• Problem:
Look at the data below and print exactly the lines from its first line through the line with "import plotly.graph_objects as go"; the pictures stay out of the copy.

▼▼▼

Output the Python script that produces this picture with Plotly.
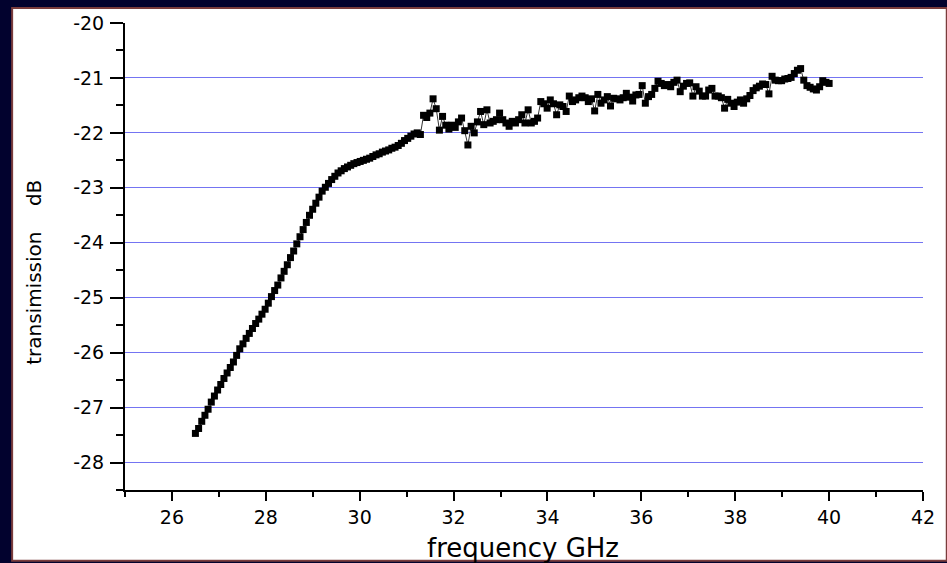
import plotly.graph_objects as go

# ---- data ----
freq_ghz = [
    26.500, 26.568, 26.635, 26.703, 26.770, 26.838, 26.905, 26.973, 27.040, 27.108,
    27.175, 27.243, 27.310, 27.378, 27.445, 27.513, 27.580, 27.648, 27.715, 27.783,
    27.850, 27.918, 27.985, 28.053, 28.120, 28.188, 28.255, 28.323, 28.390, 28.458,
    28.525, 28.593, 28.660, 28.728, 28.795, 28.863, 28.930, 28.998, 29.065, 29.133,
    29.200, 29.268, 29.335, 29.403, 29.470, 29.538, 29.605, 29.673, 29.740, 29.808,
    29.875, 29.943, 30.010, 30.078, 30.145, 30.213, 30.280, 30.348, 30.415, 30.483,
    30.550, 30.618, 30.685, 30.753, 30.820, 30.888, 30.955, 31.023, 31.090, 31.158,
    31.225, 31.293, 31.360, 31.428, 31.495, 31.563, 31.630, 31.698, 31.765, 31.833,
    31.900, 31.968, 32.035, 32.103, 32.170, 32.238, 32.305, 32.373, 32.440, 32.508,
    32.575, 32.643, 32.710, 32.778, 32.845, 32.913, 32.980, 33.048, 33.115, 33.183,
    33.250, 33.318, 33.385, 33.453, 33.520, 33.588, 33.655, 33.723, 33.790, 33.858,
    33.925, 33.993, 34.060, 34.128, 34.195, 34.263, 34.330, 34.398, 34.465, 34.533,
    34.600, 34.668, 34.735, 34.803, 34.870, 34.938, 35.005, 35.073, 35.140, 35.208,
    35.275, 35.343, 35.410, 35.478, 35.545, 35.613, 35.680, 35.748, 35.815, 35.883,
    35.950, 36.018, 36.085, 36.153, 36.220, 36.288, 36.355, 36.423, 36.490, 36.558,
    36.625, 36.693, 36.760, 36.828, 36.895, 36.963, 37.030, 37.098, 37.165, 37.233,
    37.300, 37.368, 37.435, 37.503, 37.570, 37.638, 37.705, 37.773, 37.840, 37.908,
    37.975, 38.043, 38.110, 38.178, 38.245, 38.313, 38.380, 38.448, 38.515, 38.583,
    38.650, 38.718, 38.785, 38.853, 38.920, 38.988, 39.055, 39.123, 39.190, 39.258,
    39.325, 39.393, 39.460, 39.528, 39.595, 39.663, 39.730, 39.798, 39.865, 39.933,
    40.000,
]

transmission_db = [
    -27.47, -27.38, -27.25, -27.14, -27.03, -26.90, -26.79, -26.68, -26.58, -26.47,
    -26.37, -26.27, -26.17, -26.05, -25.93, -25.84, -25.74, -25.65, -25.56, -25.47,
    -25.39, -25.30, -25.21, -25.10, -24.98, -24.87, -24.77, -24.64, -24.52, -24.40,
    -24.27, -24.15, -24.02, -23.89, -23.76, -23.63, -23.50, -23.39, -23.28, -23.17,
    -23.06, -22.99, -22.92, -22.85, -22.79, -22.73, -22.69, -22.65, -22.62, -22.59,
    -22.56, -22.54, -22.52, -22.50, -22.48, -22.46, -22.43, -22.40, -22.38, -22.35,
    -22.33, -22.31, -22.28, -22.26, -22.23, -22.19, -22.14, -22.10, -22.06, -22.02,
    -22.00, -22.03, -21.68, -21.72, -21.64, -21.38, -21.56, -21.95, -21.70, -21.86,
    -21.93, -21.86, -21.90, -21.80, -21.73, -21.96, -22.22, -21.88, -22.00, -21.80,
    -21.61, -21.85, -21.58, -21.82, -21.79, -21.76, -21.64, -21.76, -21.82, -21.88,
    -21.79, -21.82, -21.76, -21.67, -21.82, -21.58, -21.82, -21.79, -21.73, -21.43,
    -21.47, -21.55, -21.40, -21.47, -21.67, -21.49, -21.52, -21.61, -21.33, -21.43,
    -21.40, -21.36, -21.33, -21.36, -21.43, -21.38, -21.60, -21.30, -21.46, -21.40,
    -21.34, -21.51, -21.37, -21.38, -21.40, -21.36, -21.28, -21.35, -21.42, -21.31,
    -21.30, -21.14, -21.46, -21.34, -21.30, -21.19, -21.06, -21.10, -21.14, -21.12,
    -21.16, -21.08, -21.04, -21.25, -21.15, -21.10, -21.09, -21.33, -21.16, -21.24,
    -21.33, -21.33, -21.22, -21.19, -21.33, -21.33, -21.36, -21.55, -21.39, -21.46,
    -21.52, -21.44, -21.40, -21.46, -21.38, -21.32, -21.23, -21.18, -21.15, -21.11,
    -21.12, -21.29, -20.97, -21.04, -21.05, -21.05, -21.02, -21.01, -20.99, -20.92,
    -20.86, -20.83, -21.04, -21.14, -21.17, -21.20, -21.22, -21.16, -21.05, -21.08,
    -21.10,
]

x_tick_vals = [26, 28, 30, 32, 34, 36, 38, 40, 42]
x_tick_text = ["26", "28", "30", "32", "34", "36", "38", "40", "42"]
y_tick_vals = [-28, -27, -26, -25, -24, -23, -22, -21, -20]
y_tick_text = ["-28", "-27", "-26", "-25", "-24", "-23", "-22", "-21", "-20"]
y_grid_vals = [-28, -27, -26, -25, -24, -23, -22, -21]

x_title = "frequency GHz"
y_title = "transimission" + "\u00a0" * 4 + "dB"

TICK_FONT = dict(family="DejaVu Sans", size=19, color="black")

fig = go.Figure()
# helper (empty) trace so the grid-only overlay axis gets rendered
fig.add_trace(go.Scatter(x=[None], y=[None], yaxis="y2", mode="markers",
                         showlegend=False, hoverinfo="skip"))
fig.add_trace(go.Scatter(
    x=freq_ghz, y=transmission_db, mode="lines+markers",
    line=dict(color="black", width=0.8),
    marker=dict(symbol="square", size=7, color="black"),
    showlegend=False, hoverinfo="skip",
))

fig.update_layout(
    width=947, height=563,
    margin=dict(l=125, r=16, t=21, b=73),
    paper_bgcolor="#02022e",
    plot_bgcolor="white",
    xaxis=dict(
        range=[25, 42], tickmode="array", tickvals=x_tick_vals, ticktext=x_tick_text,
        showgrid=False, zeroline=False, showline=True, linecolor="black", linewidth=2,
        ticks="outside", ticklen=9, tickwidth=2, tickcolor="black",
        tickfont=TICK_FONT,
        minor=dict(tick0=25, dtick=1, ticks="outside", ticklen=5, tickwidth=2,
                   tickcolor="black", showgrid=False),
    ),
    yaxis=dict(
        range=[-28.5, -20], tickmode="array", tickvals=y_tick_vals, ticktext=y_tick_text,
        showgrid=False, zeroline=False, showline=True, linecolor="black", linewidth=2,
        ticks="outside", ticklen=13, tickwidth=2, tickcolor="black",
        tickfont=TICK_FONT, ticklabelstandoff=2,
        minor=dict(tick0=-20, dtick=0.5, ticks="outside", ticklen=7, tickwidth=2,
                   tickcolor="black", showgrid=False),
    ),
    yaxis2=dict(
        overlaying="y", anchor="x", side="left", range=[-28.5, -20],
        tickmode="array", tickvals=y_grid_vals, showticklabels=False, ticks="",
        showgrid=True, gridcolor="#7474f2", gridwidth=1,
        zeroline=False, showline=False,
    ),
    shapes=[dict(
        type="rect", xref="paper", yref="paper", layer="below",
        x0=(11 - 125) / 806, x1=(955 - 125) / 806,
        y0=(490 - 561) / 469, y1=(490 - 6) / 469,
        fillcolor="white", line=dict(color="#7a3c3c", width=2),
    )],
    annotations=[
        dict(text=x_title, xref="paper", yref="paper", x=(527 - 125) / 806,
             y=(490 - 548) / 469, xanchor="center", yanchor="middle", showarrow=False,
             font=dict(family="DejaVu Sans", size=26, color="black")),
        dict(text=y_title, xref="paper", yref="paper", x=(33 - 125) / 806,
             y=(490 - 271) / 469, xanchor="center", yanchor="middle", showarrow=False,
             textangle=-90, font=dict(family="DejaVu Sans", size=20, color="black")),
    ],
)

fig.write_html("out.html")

▲▲▲

• Output of the task:
Output the Python script that produces this picture with Plotly.
import plotly.graph_objects as go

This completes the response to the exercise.